Toilet troubles. The extra progesterone your body produces during pregnancy slows down the passage of food through your gastrointestinal tract, leading to constipation. This can worsen in the third trimester, when your uterus may push against your large intestine, interfering with bowel movements. Straining a lot to go to the bathroom enlarges the veins of the rectum, leading to the formation of hemorrhoids. To stay regular, eat a fiber-rich diet, stay hydrated, and exercise regularly. Stool softeners (not laxatives) may also help, but check with your doctor before taking them, or any over the counter medicine.

Breast enlargement. One of the first signs of pregnancy is an increase in breast size. That first trimester growth may continue throughout your pregnancy. Pregnancy also increases your lung capacity, which may literally expand your chest. You could go up several bra sizes as your pregnancy progresses. Some women experience breast discharge starting in the middle of the second trimester. This is perfectly normal and is a sign that your body is preparing for breastfeeding.

Varicose veins. Pregnancy hormones make your veins larger to accommodate the increased amount of blood in your body. When blood pools in those veins, it can lead to varicose veins. These frequently go away after pregnancy. To help prevent them from developing in the first place, avoid standing or sitting for long periods and put your legs up when you’re seated.

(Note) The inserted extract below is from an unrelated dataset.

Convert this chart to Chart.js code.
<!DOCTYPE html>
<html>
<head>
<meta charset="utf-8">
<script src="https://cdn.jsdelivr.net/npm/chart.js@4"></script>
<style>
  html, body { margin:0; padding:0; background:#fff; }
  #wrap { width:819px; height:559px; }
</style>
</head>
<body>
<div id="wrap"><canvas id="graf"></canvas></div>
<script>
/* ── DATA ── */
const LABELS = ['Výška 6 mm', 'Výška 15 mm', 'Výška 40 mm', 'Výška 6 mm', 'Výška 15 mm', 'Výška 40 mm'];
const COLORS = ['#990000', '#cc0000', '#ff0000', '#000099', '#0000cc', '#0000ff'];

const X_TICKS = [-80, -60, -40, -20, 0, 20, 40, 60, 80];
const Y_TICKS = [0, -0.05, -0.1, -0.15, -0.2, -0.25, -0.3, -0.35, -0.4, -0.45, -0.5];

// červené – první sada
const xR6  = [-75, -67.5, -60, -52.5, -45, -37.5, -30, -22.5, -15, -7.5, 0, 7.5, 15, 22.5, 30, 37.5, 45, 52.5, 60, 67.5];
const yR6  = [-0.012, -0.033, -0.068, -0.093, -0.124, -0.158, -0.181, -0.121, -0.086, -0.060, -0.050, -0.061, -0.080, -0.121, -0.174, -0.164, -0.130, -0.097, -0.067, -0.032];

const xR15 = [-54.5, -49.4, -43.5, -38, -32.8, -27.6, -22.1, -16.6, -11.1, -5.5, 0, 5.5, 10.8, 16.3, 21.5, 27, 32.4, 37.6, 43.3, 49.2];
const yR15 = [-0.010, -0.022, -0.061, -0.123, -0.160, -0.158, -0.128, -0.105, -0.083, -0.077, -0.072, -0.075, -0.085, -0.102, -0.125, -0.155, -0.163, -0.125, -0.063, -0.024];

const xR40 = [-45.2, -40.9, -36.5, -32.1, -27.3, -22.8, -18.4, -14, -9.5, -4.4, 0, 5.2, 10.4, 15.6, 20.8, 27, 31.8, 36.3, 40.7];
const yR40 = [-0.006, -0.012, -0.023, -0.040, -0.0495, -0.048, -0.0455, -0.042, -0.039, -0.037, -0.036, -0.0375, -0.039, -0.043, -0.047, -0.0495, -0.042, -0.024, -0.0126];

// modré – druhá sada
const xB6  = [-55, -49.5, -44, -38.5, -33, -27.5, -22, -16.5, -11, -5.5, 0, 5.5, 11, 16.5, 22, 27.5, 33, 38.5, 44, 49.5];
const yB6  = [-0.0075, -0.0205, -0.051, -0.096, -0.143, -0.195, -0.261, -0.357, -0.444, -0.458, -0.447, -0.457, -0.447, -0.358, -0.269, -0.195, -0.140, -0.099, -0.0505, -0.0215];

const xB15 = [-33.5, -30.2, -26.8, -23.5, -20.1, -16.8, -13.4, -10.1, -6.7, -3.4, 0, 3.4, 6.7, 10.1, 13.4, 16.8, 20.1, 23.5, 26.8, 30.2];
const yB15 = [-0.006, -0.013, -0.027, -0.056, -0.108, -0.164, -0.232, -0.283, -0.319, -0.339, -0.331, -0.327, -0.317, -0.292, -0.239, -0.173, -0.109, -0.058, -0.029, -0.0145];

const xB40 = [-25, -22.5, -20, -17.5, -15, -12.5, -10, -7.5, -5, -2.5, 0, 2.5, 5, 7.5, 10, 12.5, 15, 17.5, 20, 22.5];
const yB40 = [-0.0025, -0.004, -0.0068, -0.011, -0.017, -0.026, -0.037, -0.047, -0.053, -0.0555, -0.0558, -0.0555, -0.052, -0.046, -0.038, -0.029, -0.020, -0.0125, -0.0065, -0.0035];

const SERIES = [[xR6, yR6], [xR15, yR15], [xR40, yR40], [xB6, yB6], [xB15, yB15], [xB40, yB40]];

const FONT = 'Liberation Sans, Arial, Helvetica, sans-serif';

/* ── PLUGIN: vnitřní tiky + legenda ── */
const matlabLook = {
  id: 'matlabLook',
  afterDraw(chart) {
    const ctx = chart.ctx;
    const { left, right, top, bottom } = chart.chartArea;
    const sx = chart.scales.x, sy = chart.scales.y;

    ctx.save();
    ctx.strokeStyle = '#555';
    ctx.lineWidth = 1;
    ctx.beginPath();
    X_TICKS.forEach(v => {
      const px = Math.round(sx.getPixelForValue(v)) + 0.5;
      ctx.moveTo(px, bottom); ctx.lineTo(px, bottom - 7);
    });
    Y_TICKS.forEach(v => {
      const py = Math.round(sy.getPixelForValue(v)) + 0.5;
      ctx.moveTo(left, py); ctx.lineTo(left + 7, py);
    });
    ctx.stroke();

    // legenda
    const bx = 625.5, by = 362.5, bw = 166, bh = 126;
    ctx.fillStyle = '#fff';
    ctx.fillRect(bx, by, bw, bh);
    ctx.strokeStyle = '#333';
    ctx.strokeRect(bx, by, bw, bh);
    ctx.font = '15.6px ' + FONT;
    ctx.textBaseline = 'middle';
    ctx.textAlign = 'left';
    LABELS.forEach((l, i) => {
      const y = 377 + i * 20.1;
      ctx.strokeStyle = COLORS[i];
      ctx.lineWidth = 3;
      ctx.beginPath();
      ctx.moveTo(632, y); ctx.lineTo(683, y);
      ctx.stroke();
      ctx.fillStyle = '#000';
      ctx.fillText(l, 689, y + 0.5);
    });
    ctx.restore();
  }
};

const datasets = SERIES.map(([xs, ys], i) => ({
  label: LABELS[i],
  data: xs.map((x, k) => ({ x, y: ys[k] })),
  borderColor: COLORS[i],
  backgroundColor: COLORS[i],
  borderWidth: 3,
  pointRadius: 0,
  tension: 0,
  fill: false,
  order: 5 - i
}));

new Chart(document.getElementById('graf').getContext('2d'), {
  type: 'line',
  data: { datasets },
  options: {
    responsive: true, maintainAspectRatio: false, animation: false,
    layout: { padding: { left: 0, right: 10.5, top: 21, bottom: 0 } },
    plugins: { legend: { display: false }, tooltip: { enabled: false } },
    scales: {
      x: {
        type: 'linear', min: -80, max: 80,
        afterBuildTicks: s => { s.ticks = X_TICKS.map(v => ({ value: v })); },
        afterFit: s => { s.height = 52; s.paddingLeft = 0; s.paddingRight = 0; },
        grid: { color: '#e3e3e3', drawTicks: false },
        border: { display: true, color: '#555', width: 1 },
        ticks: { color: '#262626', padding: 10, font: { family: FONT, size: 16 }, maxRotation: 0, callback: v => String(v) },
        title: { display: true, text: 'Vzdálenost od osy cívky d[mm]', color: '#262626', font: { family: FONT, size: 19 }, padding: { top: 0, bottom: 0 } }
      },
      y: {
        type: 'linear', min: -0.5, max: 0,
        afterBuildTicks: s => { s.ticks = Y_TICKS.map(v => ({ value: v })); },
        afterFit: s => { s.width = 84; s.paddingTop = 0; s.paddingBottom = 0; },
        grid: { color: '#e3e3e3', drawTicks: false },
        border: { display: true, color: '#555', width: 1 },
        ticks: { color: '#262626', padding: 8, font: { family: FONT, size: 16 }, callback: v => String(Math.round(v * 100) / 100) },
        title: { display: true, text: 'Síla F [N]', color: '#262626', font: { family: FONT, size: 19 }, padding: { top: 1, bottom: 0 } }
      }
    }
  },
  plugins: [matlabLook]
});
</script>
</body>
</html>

Loose joints. In order to prepare your pelvis and birth canal for delivery, your body makes relaxin, a hormone that loosens the ligaments. This has the overall effect of loosening ALL your ligaments, which can affect balance and stability, especially as your center of gravity changes. This raises your risk for strains, sprains, and overstretching, especially the joints in your pelvis, lower back, and knees. Be careful when exercising or lifting things and avoid sudden, jerky movements.

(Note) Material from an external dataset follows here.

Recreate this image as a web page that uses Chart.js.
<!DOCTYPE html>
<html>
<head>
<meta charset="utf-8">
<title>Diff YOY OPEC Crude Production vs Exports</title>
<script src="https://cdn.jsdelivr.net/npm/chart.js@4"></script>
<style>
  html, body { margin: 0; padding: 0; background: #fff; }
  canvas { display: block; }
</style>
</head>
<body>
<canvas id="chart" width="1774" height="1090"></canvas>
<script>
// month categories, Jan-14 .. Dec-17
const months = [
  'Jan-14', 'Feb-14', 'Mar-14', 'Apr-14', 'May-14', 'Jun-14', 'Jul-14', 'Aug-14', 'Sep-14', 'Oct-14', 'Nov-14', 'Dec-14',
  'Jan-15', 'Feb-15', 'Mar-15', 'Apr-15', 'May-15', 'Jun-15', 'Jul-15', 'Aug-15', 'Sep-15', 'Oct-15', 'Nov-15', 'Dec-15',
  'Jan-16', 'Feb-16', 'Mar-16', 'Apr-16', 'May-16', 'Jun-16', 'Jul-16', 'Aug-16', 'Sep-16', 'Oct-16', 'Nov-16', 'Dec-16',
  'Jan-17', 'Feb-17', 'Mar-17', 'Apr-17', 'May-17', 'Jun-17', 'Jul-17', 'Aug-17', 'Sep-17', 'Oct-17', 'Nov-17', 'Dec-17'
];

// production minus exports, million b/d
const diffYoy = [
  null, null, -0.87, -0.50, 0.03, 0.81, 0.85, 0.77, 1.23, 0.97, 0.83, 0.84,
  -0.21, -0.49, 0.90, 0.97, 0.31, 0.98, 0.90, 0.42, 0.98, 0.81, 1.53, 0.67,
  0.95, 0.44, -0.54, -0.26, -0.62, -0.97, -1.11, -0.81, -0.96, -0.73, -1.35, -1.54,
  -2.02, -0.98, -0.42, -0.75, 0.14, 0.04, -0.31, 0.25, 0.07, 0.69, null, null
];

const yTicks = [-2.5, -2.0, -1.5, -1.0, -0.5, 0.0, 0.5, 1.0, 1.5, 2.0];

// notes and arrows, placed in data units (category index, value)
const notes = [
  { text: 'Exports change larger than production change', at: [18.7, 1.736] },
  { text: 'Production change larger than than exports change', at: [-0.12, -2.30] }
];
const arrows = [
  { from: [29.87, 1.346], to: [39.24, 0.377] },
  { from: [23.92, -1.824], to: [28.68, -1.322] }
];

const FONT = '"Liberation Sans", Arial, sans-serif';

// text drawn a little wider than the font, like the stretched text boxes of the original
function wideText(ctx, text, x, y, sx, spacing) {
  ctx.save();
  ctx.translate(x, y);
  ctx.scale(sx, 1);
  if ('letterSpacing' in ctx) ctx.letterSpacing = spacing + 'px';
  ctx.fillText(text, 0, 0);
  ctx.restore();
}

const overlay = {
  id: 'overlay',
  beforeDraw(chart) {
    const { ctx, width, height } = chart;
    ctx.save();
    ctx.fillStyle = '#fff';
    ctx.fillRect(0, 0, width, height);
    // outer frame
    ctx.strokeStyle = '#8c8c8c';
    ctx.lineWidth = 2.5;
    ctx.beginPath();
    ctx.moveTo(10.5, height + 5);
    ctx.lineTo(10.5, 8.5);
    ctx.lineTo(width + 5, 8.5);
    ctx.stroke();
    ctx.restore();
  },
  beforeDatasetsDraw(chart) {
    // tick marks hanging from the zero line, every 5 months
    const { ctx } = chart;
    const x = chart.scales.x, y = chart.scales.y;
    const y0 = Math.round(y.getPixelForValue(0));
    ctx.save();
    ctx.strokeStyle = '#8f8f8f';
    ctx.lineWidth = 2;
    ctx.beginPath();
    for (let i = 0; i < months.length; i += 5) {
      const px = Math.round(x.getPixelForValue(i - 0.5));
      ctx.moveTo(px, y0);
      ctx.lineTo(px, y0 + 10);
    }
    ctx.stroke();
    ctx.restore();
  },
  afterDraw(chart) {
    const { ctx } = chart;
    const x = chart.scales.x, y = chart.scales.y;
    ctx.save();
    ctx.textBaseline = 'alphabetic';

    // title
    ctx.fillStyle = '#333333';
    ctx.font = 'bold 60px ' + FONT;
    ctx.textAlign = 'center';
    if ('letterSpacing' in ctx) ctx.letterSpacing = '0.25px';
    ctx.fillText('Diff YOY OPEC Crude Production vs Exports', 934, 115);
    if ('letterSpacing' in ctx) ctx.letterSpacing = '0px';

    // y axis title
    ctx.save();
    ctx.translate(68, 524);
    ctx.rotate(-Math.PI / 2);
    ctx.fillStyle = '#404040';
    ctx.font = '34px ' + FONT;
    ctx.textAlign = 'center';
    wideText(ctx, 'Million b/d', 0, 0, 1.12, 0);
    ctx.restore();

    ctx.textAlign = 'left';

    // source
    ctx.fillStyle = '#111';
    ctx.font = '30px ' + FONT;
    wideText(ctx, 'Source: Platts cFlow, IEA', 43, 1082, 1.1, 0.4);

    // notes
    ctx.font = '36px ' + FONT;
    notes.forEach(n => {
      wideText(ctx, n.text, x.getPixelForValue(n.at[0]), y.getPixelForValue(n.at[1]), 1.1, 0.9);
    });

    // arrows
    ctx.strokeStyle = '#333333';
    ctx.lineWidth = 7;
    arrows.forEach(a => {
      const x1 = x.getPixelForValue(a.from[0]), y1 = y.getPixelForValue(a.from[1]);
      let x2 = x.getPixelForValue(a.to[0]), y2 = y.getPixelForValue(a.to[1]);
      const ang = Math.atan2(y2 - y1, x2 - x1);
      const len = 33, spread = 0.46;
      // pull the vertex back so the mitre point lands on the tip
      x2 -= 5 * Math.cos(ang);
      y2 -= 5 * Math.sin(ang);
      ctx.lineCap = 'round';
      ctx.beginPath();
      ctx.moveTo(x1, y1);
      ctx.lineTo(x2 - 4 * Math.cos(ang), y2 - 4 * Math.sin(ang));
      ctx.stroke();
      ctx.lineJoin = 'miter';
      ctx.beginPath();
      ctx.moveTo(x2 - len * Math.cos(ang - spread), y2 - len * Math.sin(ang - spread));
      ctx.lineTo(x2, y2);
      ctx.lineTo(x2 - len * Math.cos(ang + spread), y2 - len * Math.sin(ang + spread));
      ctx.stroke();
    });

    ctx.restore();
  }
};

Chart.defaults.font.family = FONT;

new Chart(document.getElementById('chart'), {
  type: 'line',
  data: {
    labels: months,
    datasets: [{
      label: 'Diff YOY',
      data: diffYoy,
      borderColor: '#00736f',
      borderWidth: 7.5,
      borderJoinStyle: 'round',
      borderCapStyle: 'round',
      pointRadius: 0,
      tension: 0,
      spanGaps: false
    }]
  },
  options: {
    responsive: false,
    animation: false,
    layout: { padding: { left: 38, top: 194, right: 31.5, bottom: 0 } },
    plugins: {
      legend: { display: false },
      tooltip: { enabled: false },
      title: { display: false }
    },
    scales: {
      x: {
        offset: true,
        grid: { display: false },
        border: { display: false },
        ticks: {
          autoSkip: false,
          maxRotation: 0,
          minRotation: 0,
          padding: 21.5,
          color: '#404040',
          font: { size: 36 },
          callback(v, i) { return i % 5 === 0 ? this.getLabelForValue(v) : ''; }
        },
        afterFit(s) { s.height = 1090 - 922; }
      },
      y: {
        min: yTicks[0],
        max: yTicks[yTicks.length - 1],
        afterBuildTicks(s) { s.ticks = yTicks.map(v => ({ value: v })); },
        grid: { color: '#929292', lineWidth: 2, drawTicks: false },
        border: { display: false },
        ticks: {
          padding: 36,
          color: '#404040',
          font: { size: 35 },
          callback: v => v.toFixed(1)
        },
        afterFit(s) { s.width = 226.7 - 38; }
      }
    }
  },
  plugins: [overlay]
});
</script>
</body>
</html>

Fat feet. Are your shoes starting to feel a little tight? You’re not imagining it. Your feet are “growing” for two reasons: relaxin loosens ligaments in your feet, and you are retaining extra fluid. Sandals, slides, and flip flops will be more comfortable, especially in your last trimester. Some women find that their feet remain a half size larger after birth—a perfectly good excuse to get new shoes after the baby arrives!